Return To Our Regular Programming

I have been at Presbytery for most of last week, which was why I was almost entirely absent from the blogging world. But I am back now, and ready to hit the saddle again. To start off with, I owe Doug a response. In the continuing debate about covenant theology, he has responded in this way (his words in block quotations, and my response underneath). This is from his blog post Obedience and Life, one of the comments.

Lane, it was apparent that we were not rejecting obedience because we insisted on it just a few sentences before the passage you quoted.

I don’t believe that I was saying that you were rejecting obedience (what FV’er does?). I was saying that you were rejecting any overlap between obedience and works, such that you could say that the CoW was based on grace, and that obedience was required, but works were not. I am challenging that assertion. More below under the discussion of Paul.   

We distinguish between obedience and works because Paul does. In the Pauline vocabulary, deeds without faith is works. Deeds done in faith is obedience.

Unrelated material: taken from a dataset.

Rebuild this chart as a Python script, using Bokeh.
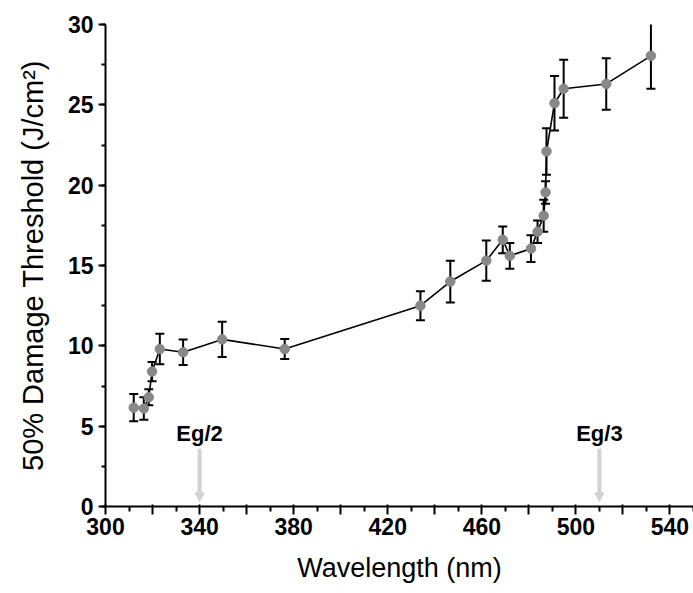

So, when Paul talks about justification being not by the works of the law, is he excluding all works done by faith or without faith, or is he only excluding some works? Is he excluding obedience from that? If so, then your distinction (I would say divorce) of works and obedience falls to the ground. It does not sound to me as if you are rejecting all works as being part of justification. What does the phrase “works of the law” mean? I argue that it means any and all works, whether done from faith or not. As such, it would certainly include everything under the label of obedience. Now, of course, Paul is talking about the CoG here, not the CoW. In the CoW, Adam would have been justified by works. Out of curiosity, what is your interpretation of Romans 2:13? Is this a statement that says that people will actually be justified on the final day by works, or does it mean “do this and live,” a hypothetical but realistically impossible schema (impossible because of sin)?

We are bi-covenantal if we believe there are two covenants. This we believe, holding the covenants have with different terms and different promises, but with the same gracious God as the other party to the covenant. You are saying that we cannot be bi-covenantal unless we believe that the two covenants are radically different in nature. But you can’t find that in the Confession, which is why numerous Reformed theologians agree with us that the “covenant of works” was gracious.

The confession says that the principle of Adam’s obtaining eternal life was obedience, and in no way is that true of the CoG. That is a radical difference, if you ask me.